Management believes the oil-weighted growth company has a balance between growth engines and cash generation engines. Its light oil resource base is the solid foundation for continued growth and results on a per-share basis. Whitecap’s core areas are in northern and southern Alberta and Saskatchewan.
Whitecap’s performance in 2022 was exceptional, despite the net income sliding 5.7% year over year to $1.67 billion. Total revenue (petroleum and natural gas) and funds flow soared 76.3% and 111.4% to $4.45 billion and $2.32 billion versus 2021. The reward to investors was $237.2 million in total dividends — an 88.1% increase from a year ago.
For 2023, Whitecap expects a capital expenditure of $900 to $950 million to produce 160,000 to 162,000 barrels of oil equivalent per day (boe/d), representing a 13% production per share growth. You’d be investing in a growth stock owing to the 765.15% overall return in three years.
Resilient and growing portfolio
Crombie is a prominent owner, operator, and developer of quality real estate. Canadian conglomerate Empire Company and parent company of Sobeys has a 41.5% ownership stake in this $2.78 billion real estate investment trust (REIT).
Management believes the REIT’s high-quality, sustainable property portfolio (301 properties) underpins the growth platform. The mix of grocery-anchored (88%), industrial, and multi-residential properties drives strong, predictable cash flow growth. Also, there are 27 mixed-use development pipeline projects.
Besides a resilient and growing portfolio, Crombie’s sustainable competitive advantage is its strategic partnership with Empire. Last year, property revenue and operating income attributable to unitholders increased 2.6% and 8% to $419.6 million and $167.8 million versus 2021. The 96.9% committed occupancy in the fourth quarter was a new record.

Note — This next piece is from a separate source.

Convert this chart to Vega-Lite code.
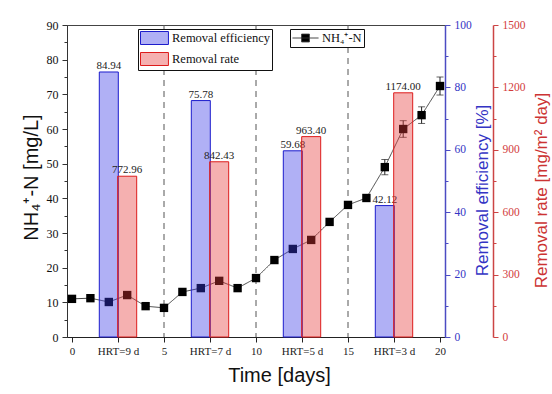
{
  "$schema": "https://vega.github.io/schema/vega-lite/v6.json",
  "width": 378,
  "height": 312,
  "autosize": {"type": "none"},
  "padding": {"left": 67, "top": 25, "right": 107, "bottom": 57},
  "background": "white",
  "config": {
    "view": {"stroke": "#444", "strokeWidth": 1},
    "axis": {"grid": false, "labelFont": "Liberation Serif", "titleFont": "Liberation Sans", "titleFontWeight": "normal", "tickSize": 5, "labelFontSize": 12},
    "legend": {"orient": "none", "strokeColor": "#111", "fillColor": "white", "padding": 2, "labelFont": "Liberation Serif", "labelFontSize": 12.5, "labelColor": "#111", "rowPadding": 3, "titlePadding": 0}
  },
  "datasets": {
    "nh4": [
      {"day": 0, "nh4": 11.0},
      {"day": 1, "nh4": 11.2},
      {"day": 2, "nh4": 10.1},
      {"day": 3, "nh4": 12.1},
      {"day": 4, "nh4": 8.9},
      {"day": 5, "nh4": 8.4},
      {"day": 6, "nh4": 13.0},
      {"day": 7, "nh4": 14.1},
      {"day": 8, "nh4": 16.2},
      {"day": 9, "nh4": 14.1},
      {"day": 10, "nh4": 17.0},
      {"day": 11, "nh4": 22.2},
      {"day": 12, "nh4": 25.4},
      {"day": 13, "nh4": 28.0},
      {"day": 14, "nh4": 33.2},
      {"day": 15, "nh4": 38.1},
      {"day": 16, "nh4": 40.1},
      {"day": 17, "nh4": 49.0, "err": 2.2},
      {"day": 18, "nh4": 60.0, "err": 2.4},
      {"day": 19, "nh4": 64.0, "err": 2.4},
      {"day": 20, "nh4": 72.4, "err": 2.6}
    ],
    "bars": [
      {"hrt": "HRT=9 d", "metric": "Removal efficiency", "day": 2, "value": 84.94},
      {"hrt": "HRT=9 d", "metric": "Removal rate", "day": 3, "value": 772.96},
      {"hrt": "HRT=7 d", "metric": "Removal efficiency", "day": 7, "value": 75.78},
      {"hrt": "HRT=7 d", "metric": "Removal rate", "day": 8, "value": 842.43},
      {"hrt": "HRT=5 d", "metric": "Removal efficiency", "day": 12, "value": 59.68},
      {"hrt": "HRT=5 d", "metric": "Removal rate", "day": 13, "value": 963.40},
      {"hrt": "HRT=3 d", "metric": "Removal efficiency", "day": 17, "value": 42.12},
      {"hrt": "HRT=3 d", "metric": "Removal rate", "day": 18, "value": 1174.00}
    ],
    "hrt": [{"day": 5}, {"day": 10}, {"day": 15}]
  },
  "encoding": {
    "x": {
      "field": "day", "type": "quantitative",
      "scale": {"domain": [0, 20], "nice": false, "zero": false},
      "axis": {
        "values": [0, 2.5, 5, 7.5, 10, 12.5, 15, 17.5, 20],
        "labelExpr": "datum.value == 2.5 ? 'HRT=9 d' : datum.value == 7.5 ? 'HRT=7 d' : datum.value == 12.5 ? 'HRT=5 d' : datum.value == 17.5 ? 'HRT=3 d' : datum.label",
        "title": "Time [days]", "titleFontSize": 20, "titleColor": "#111",
        "titleX": 212, "titleY": 44, "titleBaseline": "alphabetic", "titleAlign": "center",
        "domainColor": "#222", "tickColor": "#222", "labelColor": "#222",
        "labelFontSize": 11, "labelPadding": 3, "labelFlush": false
      }
    }
  },
  "layer": [
    {
      "data": {"name": "hrt"},
      "mark": {"type": "rule", "strokeDash": [6, 5], "color": "#555", "strokeWidth": 1},
      "encoding": {}
    },
    {
      "data": {"name": "nh4"},
      "encoding": {
        "y": {
          "field": "nh4", "type": "quantitative",
          "scale": {"domain": [0, 90], "nice": false},
          "axis": {
            "title": "NH₄⁺-N [mg/L]",
            "values": [0, 5, 10, 15, 20, 25, 30, 35, 40, 45, 50, 55, 60, 65, 70, 75, 80, 85, 90],
            "labelExpr": "datum.value % 10 == 0 ? datum.label : ''",
            "tickSize": {"condition": {"test": "datum.value % 10 == 0", "value": 5}, "value": 3},
            "titleFontSize": 20, "titleColor": "#111",
            "titleX": -36, "titleY": 152, "titleAngle": 270, "titleAlign": "center", "titleBaseline": "middle",
            "domainColor": "#333", "tickColor": "#333", "labelColor": "#111", "labelFontSize": 12, "labelPadding": 4
          }
        }
      },
      "layer": [
        {
          "mark": {"type": "line", "color": "#444", "strokeWidth": 1},
          "encoding": {
            "strokeDash": {
              "datum": "NH₄⁺-N",
              "scale": {"range": [[1, 0]]},
              "legend": {
                "title": null, "legendX": 223, "legendY": 4,
                "symbolType": "M-1,0H3M0.4,-0.6H1.6V0.6H0.4Z",
                "symbolSize": 169, "labelOffset": 16,
                "symbolStrokeColor": "#333", "symbolFillColor": "#000",
                "encode": {"symbols": {"update": {"fill": {"value": "#000"}, "stroke": {"value": "#333"}, "strokeWidth": {"value": 1}}}}
              }
            }
          }
        },
        {
          "transform": [{"filter": "datum.err > 0"}],
          "mark": {"type": "errorbar", "ticks": {"size": 7, "color": "#222"}, "color": "#222"},
          "encoding": {"yError": {"field": "err"}}
        },
        {
          "mark": {"type": "point", "shape": "square", "filled": true, "color": "#000", "size": 70, "opacity": 1}
        }
      ]
    },
    {
      "data": {"name": "bars"},
      "transform": [{"filter": "datum.metric == 'Removal efficiency'"}],
      "encoding": {
        "y": {
          "field": "value", "type": "quantitative",
          "scale": {"domain": [0, 100], "nice": false},
          "axis": {
            "orient": "right",
            "title": "Removal efficiency [%]",
            "values": [0, 10, 20, 30, 40, 50, 60, 70, 80, 90, 100],
            "labelExpr": "datum.value % 20 == 0 ? datum.label : ''",
            "tickSize": {"condition": {"test": "datum.value % 20 == 0", "value": 5}, "value": 3},
            "titleFontSize": 17, "titleColor": "#3434c4",
            "titleX": 37, "titleY": 165, "titleAngle": 270, "titleAlign": "center", "titleBaseline": "middle",
            "domainColor": "#4b4bc3", "domainWidth": 1.5, "tickColor": "#4b4bc3", "labelColor": "#3434c4", "labelFontSize": 11.5, "labelPadding": 4
          }
        }
      },
      "layer": [
        {
          "mark": {"type": "bar", "size": 19, "fillOpacity": 0.4, "strokeWidth": 1},
          "encoding": {
            "fill": {"field": "metric", "type": "nominal", "scale": {"domain": ["Removal efficiency", "Removal rate"], "range": ["#3a3ae6", "#e63a3a"]},
              "legend": {"title": null, "legendX": 71, "legendY": 4, "symbolType": "M-1,-1H3.3V1H-1Z", "symbolSize": 169, "labelOffset": 18, "encode": {"symbols": {"update": {"fillOpacity": {"value": 0.4}, "strokeWidth": {"value": 1}}}}}},
            "stroke": {"field": "metric", "type": "nominal", "scale": {"domain": ["Removal efficiency", "Removal rate"], "range": ["#1c1ccc", "#dd1c1c"]},
              "legend": {"title": null, "legendX": 71, "legendY": 4, "symbolType": "M-1,-1H3.3V1H-1Z", "symbolSize": 169, "labelOffset": 18, "encode": {"symbols": {"update": {"fillOpacity": {"value": 0.4}, "strokeWidth": {"value": 1}}}}}}
          }
        },
        {
          "mark": {"type": "text", "baseline": "bottom", "dy": -1, "font": "Liberation Serif", "fontSize": 11, "color": "#222"},
          "encoding": {"text": {"field": "value", "type": "quantitative", "format": ".2f"}}
        }
      ]
    },
    {
      "data": {"name": "bars"},
      "transform": [{"filter": "datum.metric == 'Removal rate'"}],
      "encoding": {
        "y": {
          "field": "value", "type": "quantitative",
          "scale": {"domain": [0, 1500], "nice": false},
          "axis": {
            "orient": "right", "offset": 48,
            "title": "Removal rate [mg/m² day]",
            "values": [0, 150, 300, 450, 600, 750, 900, 1050, 1200, 1350, 1500],
            "labelExpr": "datum.value % 300 == 0 ? datum.label : ''",
            "tickSize": {"condition": {"test": "datum.value % 300 == 0", "value": 5}, "value": 3},
            "titleFontSize": 17, "titleColor": "#cc3333",
            "titleX": 48, "titleY": 165, "titleAngle": 270, "titleAlign": "center", "titleBaseline": "middle",
            "domainColor": "#cc4444", "domainWidth": 1.5, "tickColor": "#cc4444", "labelColor": "#d23c3c", "labelFontSize": 11.5, "labelPadding": 4, "format": "d"
          }
        }
      },
      "layer": [
        {
          "mark": {"type": "bar", "size": 19, "fillOpacity": 0.4, "strokeWidth": 1},
          "encoding": {
            "fill": {"field": "metric", "type": "nominal", "scale": {"domain": ["Removal efficiency", "Removal rate"], "range": ["#3a3ae6", "#e63a3a"]},
              "legend": {"title": null, "legendX": 71, "legendY": 4, "symbolType": "M-1,-1H3.3V1H-1Z", "symbolSize": 169, "labelOffset": 18, "encode": {"symbols": {"update": {"fillOpacity": {"value": 0.4}, "strokeWidth": {"value": 1}}}}}},
            "stroke": {"field": "metric", "type": "nominal", "scale": {"domain": ["Removal efficiency", "Removal rate"], "range": ["#1c1ccc", "#dd1c1c"]},
              "legend": {"title": null, "legendX": 71, "legendY": 4, "symbolType": "M-1,-1H3.3V1H-1Z", "symbolSize": 169, "labelOffset": 18, "encode": {"symbols": {"update": {"fillOpacity": {"value": 0.4}, "strokeWidth": {"value": 1}}}}}}
          }
        },
        {
          "mark": {"type": "text", "baseline": "bottom", "dy": -1, "font": "Liberation Serif", "fontSize": 11, "color": "#222"},
          "encoding": {"text": {"field": "value", "type": "quantitative", "format": ".2f"}}
        }
      ]
    }
  ],
  "resolve": {"scale": {"y": "independent"}, "axis": {"y": "independent"}}
}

As of year-end 2022, the weighted average lease term is nine years. Crombie’s fundamentals remain solid because of the stable needs-based retail real estate. Moreover, the robust pipeline, including non-major developments, adds significant growth potential.
Power of compounding
Since Whitecap and Crombie provide steadier income streams through monthly dividends, investors incorporate them into their monthly budgets. And because there is frequent compounding, the returns should be better over time.